## WRITTEN REQUEST
Identify and reproduce every line holding the string "chart".

## MATERIAL

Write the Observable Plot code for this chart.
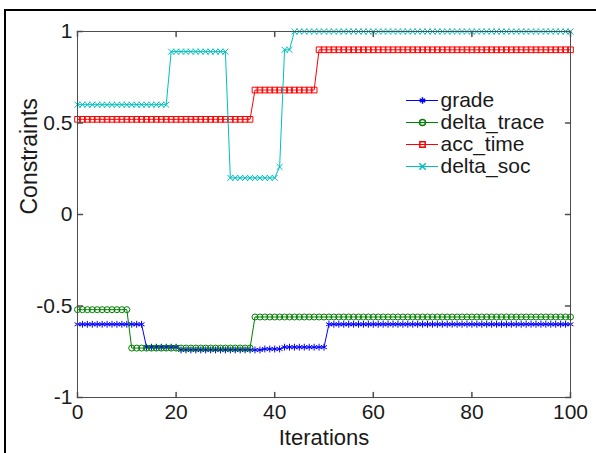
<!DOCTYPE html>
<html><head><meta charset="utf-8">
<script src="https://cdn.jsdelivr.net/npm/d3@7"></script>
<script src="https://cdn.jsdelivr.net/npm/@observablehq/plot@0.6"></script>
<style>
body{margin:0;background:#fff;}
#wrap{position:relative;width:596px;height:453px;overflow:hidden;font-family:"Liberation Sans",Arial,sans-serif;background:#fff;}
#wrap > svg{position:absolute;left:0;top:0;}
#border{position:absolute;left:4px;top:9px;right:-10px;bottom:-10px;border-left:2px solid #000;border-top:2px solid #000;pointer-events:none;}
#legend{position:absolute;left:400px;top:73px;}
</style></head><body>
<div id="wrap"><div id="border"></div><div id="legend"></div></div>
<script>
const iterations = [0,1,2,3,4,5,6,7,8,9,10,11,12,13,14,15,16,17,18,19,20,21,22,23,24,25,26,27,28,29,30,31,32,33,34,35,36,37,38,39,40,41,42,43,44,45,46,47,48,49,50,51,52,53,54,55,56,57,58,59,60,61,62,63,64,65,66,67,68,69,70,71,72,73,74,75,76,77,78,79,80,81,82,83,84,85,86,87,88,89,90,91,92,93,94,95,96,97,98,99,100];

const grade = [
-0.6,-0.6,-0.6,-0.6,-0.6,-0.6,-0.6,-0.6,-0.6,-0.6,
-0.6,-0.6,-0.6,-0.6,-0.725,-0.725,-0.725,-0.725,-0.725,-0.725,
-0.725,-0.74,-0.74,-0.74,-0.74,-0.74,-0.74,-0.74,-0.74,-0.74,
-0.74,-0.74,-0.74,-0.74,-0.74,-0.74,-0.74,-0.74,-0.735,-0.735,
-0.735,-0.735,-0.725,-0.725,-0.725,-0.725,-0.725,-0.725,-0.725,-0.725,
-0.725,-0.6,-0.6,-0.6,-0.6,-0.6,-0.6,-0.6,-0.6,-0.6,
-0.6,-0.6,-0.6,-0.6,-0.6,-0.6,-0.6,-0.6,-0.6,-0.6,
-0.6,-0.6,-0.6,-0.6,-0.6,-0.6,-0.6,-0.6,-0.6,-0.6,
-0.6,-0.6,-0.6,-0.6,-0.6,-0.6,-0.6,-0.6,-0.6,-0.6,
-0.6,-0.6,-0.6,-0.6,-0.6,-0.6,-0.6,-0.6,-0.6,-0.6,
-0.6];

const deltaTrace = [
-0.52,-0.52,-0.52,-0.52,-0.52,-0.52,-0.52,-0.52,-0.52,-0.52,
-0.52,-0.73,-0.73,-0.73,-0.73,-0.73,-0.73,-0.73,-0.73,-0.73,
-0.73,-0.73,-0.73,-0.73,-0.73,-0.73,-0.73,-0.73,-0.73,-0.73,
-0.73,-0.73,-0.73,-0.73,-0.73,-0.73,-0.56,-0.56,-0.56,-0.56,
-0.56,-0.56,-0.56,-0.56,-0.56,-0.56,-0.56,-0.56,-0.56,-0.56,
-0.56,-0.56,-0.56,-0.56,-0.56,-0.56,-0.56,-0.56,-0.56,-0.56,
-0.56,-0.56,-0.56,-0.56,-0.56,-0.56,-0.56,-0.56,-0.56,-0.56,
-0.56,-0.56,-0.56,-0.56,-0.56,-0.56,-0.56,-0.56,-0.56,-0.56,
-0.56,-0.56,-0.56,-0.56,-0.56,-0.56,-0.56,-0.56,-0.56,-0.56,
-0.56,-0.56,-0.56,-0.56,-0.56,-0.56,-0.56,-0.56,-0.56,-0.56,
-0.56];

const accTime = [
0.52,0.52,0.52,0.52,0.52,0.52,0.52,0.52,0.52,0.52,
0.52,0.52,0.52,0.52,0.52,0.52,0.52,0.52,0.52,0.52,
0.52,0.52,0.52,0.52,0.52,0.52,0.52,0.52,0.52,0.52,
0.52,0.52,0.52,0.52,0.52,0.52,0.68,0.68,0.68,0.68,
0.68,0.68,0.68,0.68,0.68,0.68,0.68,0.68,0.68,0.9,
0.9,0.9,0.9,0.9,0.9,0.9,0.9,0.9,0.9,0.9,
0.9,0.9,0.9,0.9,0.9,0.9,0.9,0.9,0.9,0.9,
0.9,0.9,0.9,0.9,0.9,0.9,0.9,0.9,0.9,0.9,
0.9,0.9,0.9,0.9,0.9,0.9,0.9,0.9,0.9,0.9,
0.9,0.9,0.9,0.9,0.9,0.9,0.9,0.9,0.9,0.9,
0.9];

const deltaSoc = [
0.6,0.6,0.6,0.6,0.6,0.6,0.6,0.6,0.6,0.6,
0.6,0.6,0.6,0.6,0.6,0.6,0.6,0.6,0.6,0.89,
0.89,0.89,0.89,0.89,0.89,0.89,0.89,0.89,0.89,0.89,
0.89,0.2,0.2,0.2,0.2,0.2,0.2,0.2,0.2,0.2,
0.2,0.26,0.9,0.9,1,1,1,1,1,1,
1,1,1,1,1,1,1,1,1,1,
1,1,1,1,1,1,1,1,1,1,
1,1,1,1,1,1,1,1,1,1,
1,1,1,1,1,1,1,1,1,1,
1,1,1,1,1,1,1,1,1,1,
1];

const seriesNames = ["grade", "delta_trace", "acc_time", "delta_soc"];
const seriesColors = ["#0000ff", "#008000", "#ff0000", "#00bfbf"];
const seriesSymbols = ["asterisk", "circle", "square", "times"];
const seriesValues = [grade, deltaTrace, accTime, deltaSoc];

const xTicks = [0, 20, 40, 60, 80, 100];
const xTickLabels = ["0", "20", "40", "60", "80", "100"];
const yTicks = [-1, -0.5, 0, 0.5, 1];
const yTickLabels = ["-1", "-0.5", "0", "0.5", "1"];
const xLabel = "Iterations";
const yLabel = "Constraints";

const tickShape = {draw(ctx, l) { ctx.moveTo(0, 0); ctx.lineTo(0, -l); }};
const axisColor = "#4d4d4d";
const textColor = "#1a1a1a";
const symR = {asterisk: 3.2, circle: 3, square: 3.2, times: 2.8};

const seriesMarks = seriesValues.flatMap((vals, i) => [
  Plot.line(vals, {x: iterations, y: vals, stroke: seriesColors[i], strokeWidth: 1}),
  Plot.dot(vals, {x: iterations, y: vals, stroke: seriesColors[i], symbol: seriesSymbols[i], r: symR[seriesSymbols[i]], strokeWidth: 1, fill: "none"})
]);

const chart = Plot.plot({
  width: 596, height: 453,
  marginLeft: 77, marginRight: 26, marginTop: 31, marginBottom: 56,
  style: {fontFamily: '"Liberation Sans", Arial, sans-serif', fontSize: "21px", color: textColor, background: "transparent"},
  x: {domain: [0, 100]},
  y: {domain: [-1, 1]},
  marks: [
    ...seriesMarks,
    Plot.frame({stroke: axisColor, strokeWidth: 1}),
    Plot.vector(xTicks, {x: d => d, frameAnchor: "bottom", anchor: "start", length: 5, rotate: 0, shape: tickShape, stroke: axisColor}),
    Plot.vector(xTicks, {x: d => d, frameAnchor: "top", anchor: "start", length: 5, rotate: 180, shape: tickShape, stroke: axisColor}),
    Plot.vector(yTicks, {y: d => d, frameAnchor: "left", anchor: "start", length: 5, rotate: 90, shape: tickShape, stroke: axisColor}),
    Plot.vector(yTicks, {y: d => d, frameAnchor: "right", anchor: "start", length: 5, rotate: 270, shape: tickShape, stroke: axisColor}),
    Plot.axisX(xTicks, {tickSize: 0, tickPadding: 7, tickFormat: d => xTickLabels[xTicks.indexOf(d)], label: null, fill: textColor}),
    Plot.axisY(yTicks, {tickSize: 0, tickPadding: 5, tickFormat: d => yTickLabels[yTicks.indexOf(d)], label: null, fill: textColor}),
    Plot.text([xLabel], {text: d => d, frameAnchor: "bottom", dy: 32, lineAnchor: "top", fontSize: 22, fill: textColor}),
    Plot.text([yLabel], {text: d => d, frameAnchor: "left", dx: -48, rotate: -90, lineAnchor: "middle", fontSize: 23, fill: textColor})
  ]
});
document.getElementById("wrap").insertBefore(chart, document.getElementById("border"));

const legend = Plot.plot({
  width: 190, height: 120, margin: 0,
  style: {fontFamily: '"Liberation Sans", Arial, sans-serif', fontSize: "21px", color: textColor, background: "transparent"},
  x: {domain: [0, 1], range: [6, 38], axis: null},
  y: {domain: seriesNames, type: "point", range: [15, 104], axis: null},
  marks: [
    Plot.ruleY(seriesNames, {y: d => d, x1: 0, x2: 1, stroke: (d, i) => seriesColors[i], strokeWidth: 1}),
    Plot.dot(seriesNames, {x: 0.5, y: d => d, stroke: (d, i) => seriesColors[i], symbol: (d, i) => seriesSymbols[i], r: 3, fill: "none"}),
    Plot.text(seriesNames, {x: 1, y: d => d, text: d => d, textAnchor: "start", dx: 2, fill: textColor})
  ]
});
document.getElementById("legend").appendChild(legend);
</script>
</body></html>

## FULL RESPONSE
Write the Observable Plot code for this chart.
const chart = Plot.plot({
document.getElementById("wrap").insertBefore(chart, document.getElementById("border"));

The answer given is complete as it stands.